3.1. Total Hop Count

It is defined as the total number of hops for routing the data packets from the source to the sink. It is to be seen that less hop count represents less number of participating sensors in data routing for optimum energy usage. Figure 7 shows the comparison of the total hop count for GAF versus T-GAF and DGAF versus T-DGAF for different size of target regions. As illustrated in Figure 7, T-GAF needs 40% to 44% less hop count comparing to GAF and T-DGAF needs 40% to 47% comparing to DGAF.

3.2. Distance

It is defined as the total distance covered by the data packet before reaching the sink. Figure 8 shows the comparison of the total distance covered by the data packet for GAF versus T-GAF and DGAF versus T-DGAF for different size of target regions. As illustrated in Figure 8, in T-GAF, data packets cover 12% to 20% less distance comparing to GAF and 5% to 12% in T-DGAF comparing to DGAF.

3.3. Energy Consumption

It is to be noted that energy consumption is directly proportional to the hop count and the distance in data routing. Therefore, the improvements in the hop count and the distance show less energy conservation. Figure 9 shows the comparison of the energy consumption for GAF versus T-GAF and DGAF versus T-DGAF. As illustrated in Figure 9, T-GAF consumes 30% to 35% less energy comparing to GAF and 27% to 30% in T-DGAF comparing to DGAF.

Figure 10 shows the comparison of the average energy consumption for T-GAF/T-DGAF with coordinator election scheme depending on the residual energy of sensors and the scheme proposed by Qi and Qiu [14], where coordinator election depends upon the best position of sensors and their residual energy. Simulation result shows that the proposed work performs efficiently with less overhead of the coordinator election.

3.4. Packet Delay

It is to be noted that packet delay is directly proportional to the hop count and the distance in data routing. Therefore, the improvements in the hop count and the distance tend to less data packet delay. Figure 11 shows the comparison of the packet delay of data packets for GAF versus T-GAF and DGAF versus T-DGAF for different size of the target regions.

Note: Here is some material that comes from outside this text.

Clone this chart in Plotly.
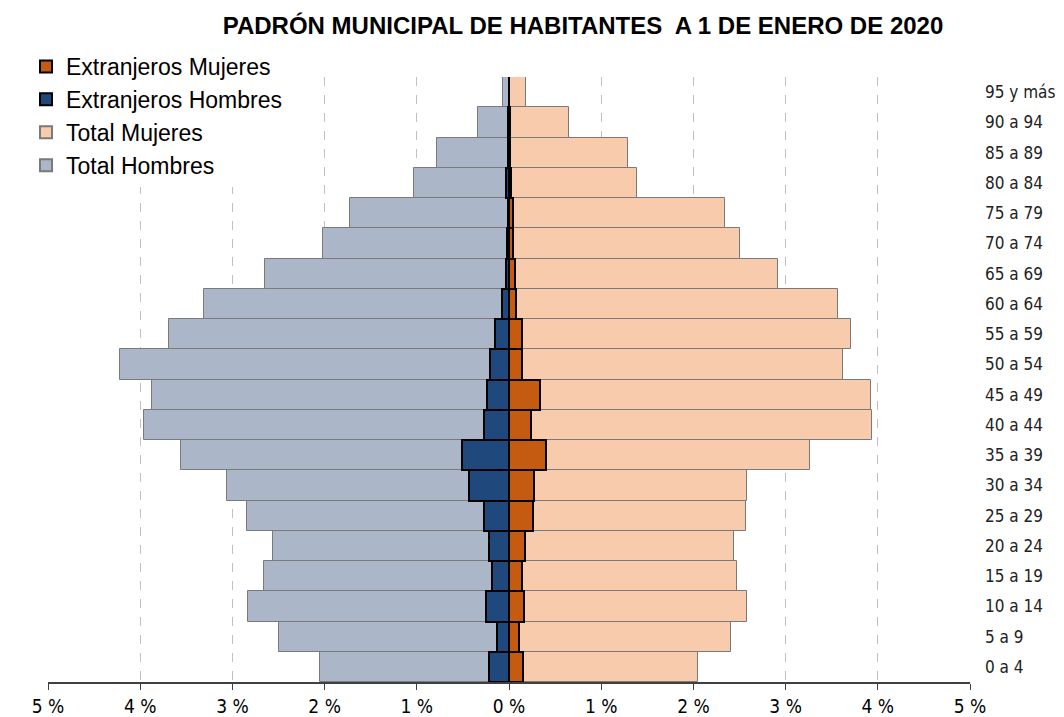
import plotly.graph_objects as go

edades = ["0 a 4", "5 a 9", "10 a 14", "15 a 19", "20 a 24", "25 a 29", "30 a 34",
          "35 a 39", "40 a 44", "45 a 49", "50 a 54", "55 a 59", "60 a 64", "65 a 69",
          "70 a 74", "75 a 79", "80 a 84", "85 a 89", "90 a 94", "95 y más"]

total_hombres = [2.05, 2.49, 2.83, 2.66, 2.56, 2.84, 3.06, 3.56, 3.96, 3.87, 4.22, 3.69,
                 3.31, 2.65, 2.02, 1.72, 1.03, 0.78, 0.34, 0.07]
total_mujeres = [2.05, 2.41, 2.58, 2.47, 2.44, 2.57, 2.58, 3.26, 3.94, 3.93, 3.62, 3.71,
                 3.57, 2.92, 2.51, 2.34, 1.39, 1.29, 0.65, 0.18]
ext_hombres = [0.22, 0.13, 0.245, 0.18, 0.22, 0.27, 0.43, 0.51, 0.27, 0.24, 0.21, 0.155,
               0.08, 0.03, 0.02, 0.015, 0.03, 0.01, 0.01, 0.005]
ext_mujeres = [0.15, 0.11, 0.16, 0.145, 0.17, 0.26, 0.27, 0.40, 0.24, 0.34, 0.145, 0.145,
               0.08, 0.065, 0.045, 0.045, 0.02, 0.01, 0.01, 0.005]

x_ticks = [-5, -4, -3, -2, -1, 0, 1, 2, 3, 4, 5]
x_ticktext = ["5 %", "4 %", "3 %", "2 %", "1 %", "0 %", "1 %", "2 %", "3 %", "4 %", "5 %"]

font_narrow = "Liberation Sans Narrow, Arial Narrow, DejaVu Sans Condensed, sans-serif"

# page body has an 8px default margin: figure is sized/offset accordingly
W, H = 1056, 709
OFF = 8
plot_l, plot_r, plot_t, plot_b = 48 - OFF, 970 - OFF, 77 - OFF, 682 - OFF
plot_w, plot_h = plot_r - plot_l, plot_b - plot_t

fig = go.Figure()
fig.add_trace(go.Bar(y=edades, x=[-v for v in total_hombres], orientation="h", name="Total Hombres",
                     marker=dict(color="#abb6c9", line=dict(color="#7a7a7a", width=1)), width=1))
fig.add_trace(go.Bar(y=edades, x=total_mujeres, orientation="h", name="Total Mujeres",
                     marker=dict(color="#f8cbad", line=dict(color="#7a7a7a", width=1)), width=1))
fig.add_trace(go.Bar(y=edades, x=[-v for v in ext_hombres], orientation="h", name="Extranjeros Hombres",
                     marker=dict(color="#1f497d", line=dict(color="#000000", width=2)), width=1))
fig.add_trace(go.Bar(y=edades, x=ext_mujeres, orientation="h", name="Extranjeros Mujeres",
                     marker=dict(color="#c55a11", line=dict(color="#000000", width=2)), width=1))

fig.add_shape(type="line", xref="x", yref="paper", x0=0, x1=0, y0=0, y1=1,
              line=dict(color="#000000", width=1.5), layer="above")

fig.update_layout(
    width=W, height=H,
    barmode="overlay",
    bargap=0,
    plot_bgcolor="white", paper_bgcolor="white",
    margin=dict(l=plot_l, r=W - plot_r, t=plot_t, b=H - plot_b, autoexpand=False),
    title=dict(text="<b>PADRÓN MUNICIPAL DE HABITANTES  A 1 DE ENERO DE 2020</b>",
               x=(583 - OFF) / W, xanchor="center", y=1 - (26 - OFF) / H, yanchor="middle",
               font=dict(family="Liberation Sans, Arial, sans-serif", size=24, color="#000000")),
    legend=dict(x=(18 - 40) / plot_w, y=(plot_b - (45 - OFF)) / plot_h, xanchor="left", yanchor="top",
                bgcolor="white", traceorder="reversed",
                font=dict(family="Liberation Sans, Arial, sans-serif", size=23, color="#000000"),
                itemsizing="constant", tracegroupgap=0, itemwidth=30),
    showlegend=True,
    xaxis=dict(range=[-5, 5], tickvals=x_ticks, ticktext=x_ticktext, automargin=False,
               showgrid=True, gridcolor="#c0c0c0", griddash="dash", gridwidth=1,
               zeroline=False, showline=True, linecolor="#404040", linewidth=1.5,
               ticks="outside", ticklen=6, tickcolor="#404040",
               tickfont=dict(family=font_narrow, size=19, color="#000000")),
    yaxis=dict(side="right", categoryorder="array", categoryarray=edades, automargin=False,
               showgrid=False, zeroline=False, showline=False, ticks="",
               ticklabelstandoff=14,
               tickfont=dict(family="DejaVu Sans Condensed, sans-serif", size=17, color="#222222")),
)

fig.write_html("out.html")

As illustrated in Figure 10, there is 43% to 49% less packet delay in T-GAF comparing to GAF and 45% to 52% in T-DGAF comparing to DGAF.

Analysis and simulation results show that, by involving the idea of two-level neighbors sharing scheme, T-GAF and T-DGAF achieve significant improvements in reducing the total hop count, the total distance covered by the data packet, and the packet delay comparing to traditional GAF and DGAF in the aspect of efficient energy consumption.

4. Conclusion

In WSNs, the main objective of routing protocols is higher energy efficiency to prolong the network lifetime. This can be achieved through various approaches like efficient usage of available sensors, uniform load distribution, minimizing hop count, and so forth. However, GAF uses various energy conservation schemes to extend the network lifetime. It conserves energy by identifying equivalent sensors from routing perspective and then turning off unnecessary sensors to keep the number of active sensors as less as possible. Nevertheless, GAF still cannot achieve the optimum energy usage, since it needs more number of hops and high packet delay. In this paper, we modified GAF and named it T-GAF to make significant improvements in the aspect of the hop count, the packet delay, and the distance covered by the data packet during data routing. The main objective of T-GAF/T-DGAF is to keep hop count as low as possible so that less number of active sensors (coordinators) participates in routing of data packets. As a result, it also shows effective improvements in efficient energy usage and packet delay to prolong the lifetime of the network. T-GAF/T-DGAF has an advantage of less overhead of coordinator election where a sensor with higher residual energy is elected as coordinator. We analyze the effects of fixed and varying transmission power. The simulation result has proved the superiority of T-GAF/T-DGAF over traditional GAF/DGAF.

In future research, we would like to extend the idea for other variations of GAF.

Conflict of Interests

The authors declare that there is no conflict of interests regarding the publication of this paper.